La végétalisation, à la ville mais pas seulement

Si la végétalisation peut rendre nos villes et nos vies plus respirables, le sort de la planète tient en partie à la végétalisation de notre alimentation et donc de l’agriculture. Il serait grand temps de l’assumer politiquement et de préparer les esprits, sauf à miser sur l’augmentation rédhibitoire du prix du steak et sur l’hémorragie démographique des éleveurs.

[Edito] Le gouvernement a annoncé le 14 juin le lancement d’un programme et d’un fonds de 500 millions d’euros destinés à renaturer les villes par la création de canopées urbaines et la végétalisation de façades. L’annonce fait suite à la vague de chaleur aussi précoce qu’intense qui s’abat sur la France en cette mi-juin, évoluant en épisode caniculaire, dernier artefact en date du changement climatique. Avec ses surfaces bitumées, bétonnées, vitrées et densifiées, la ville est structurellement très sensible aux vagues de chaleur, lesquelles ne génèrent pas seulement de l’inconfort mais également de la surmortalité, comme l’a documenté Santé Publique France lors de la canicule de 2003.

Les émissions de GES en baisse

La vague de chaleur et le programme de renaturation urbaine coïncident avec la publication des chiffres d’émissions de gaz à effet de serre (GES) pour l’année 2021 par le Centre interprofessionnel technique d'études de la pollution atmosphérique (Citepa). Après une baisse de -9,6% en 2020, année mise sous cloche par le Covid, les émissions sont reparties à la hausse en 2021, de +6,4%. Ce qui fait dire au Cetipa que « le rebond pré-estimé pour 2021 ne revient pas au niveau d’avant-crise » et que « la tendance à la baisse des émissions se poursuit ». Un satisfecit dont le gouvernement s’est emparé, pour louer la baisse des émissions de GES de 3,8% par rapport à 2019 (pré-Covid) et de 9,6% par rapport à 2017, tout en actant la nécessité « d’intensifier l’effort en doublant le rythme de baisse des émissions de gaz à effet de serre dans les cinq prochaines années ». La France s’est en effet engagée à réduire ses émissions de gaz à effet de serre de 40% d’ici à 2030 par rapport à 1990. L’Europe a rehaussé cet objectif à 55% dans le cadre du Paquet climat « Fit for 55 ». Selon le Citepa, notre pays pointait à -23% en 2021.

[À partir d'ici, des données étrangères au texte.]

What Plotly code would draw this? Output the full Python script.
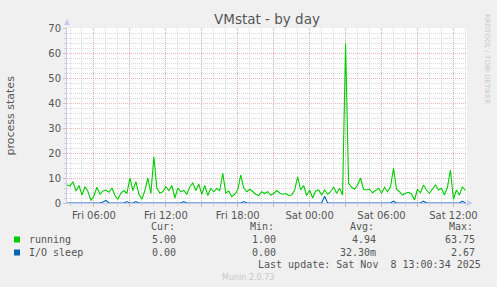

Moins mais mieux : le modèle viticole

L’objectif de décarbonation assigné à l’agriculture, responsable de 19% des GES en France, dont la moitié générée par l’élevage, est inscrit dans la Stratégie nationale bas carbone (SNBC), à hauteur de -46% à l’horizon 2050. L’élevage est notamment invité à préserver les prairies permanentes, à plébisciter les légumineuses fourragères, à optimiser la conduite des troupeaux et la gestion des effluents. Mais rien sur ce consensus scientifique qui préconise de réduire le nombre d’animaux et de consommer moins de viande, en privilégiant les systèmes durables. Moins mais mieux : c’est le régime qu’ont commencé à adopter les Français, la consommation de viande refluant légèrement depuis deux ans. L’inflation pourrait avoir à cet égard un effet accélérateur. Moins mais mieux : c’est l’assemblage réalisé depuis des années par la filière viticole, au prix d’arrachages massifs et généreusement arrosés par l’UE, mais qui n’ont en rien liquidé la France viticole, premier exportateur mondial de vins et spiritueux et qui dispute à l’Italie et l’Espagne la place de premier producteur mondial de vin.

Le tabou de la réduction des cheptels

Pourquoi ne pas répliquer le modèle viticole à l’élevage ? Parce qu’en France, la réduction des cheptels est un sujet tabou, comme en atteste le non-dit de la SNBC. Ce n’est pas le cas aux Pays-Bas, petit pays en surface (1/13ème de la France) mais grand pays agricole et agroalimentaire (2ème exportateur mondial derrière les Etats-Unis). Les Pays-Bas viennent de trancher dans le vif, avec un objectif drastique de réduction de 30% de leur cheptel d’ici à 2030, assorti d’un plan d’accompagnement des éleveurs. Plutôt qu’un discours de vérité et des actes responsables, la France mise sur la décapitalisation à bas bruit du cheptel et sur l’hémorragie démographique des éleveurs, qui se débattent avec des aléas économiques et climatiques ainsi que des catastrophes sanitaires, telle l’influenza aviaire (en serrant les fesses pour que la peste porcine reste à nos frontières), le tout confinant parfois au drame humain. Comme si la nature faisait bien les choses.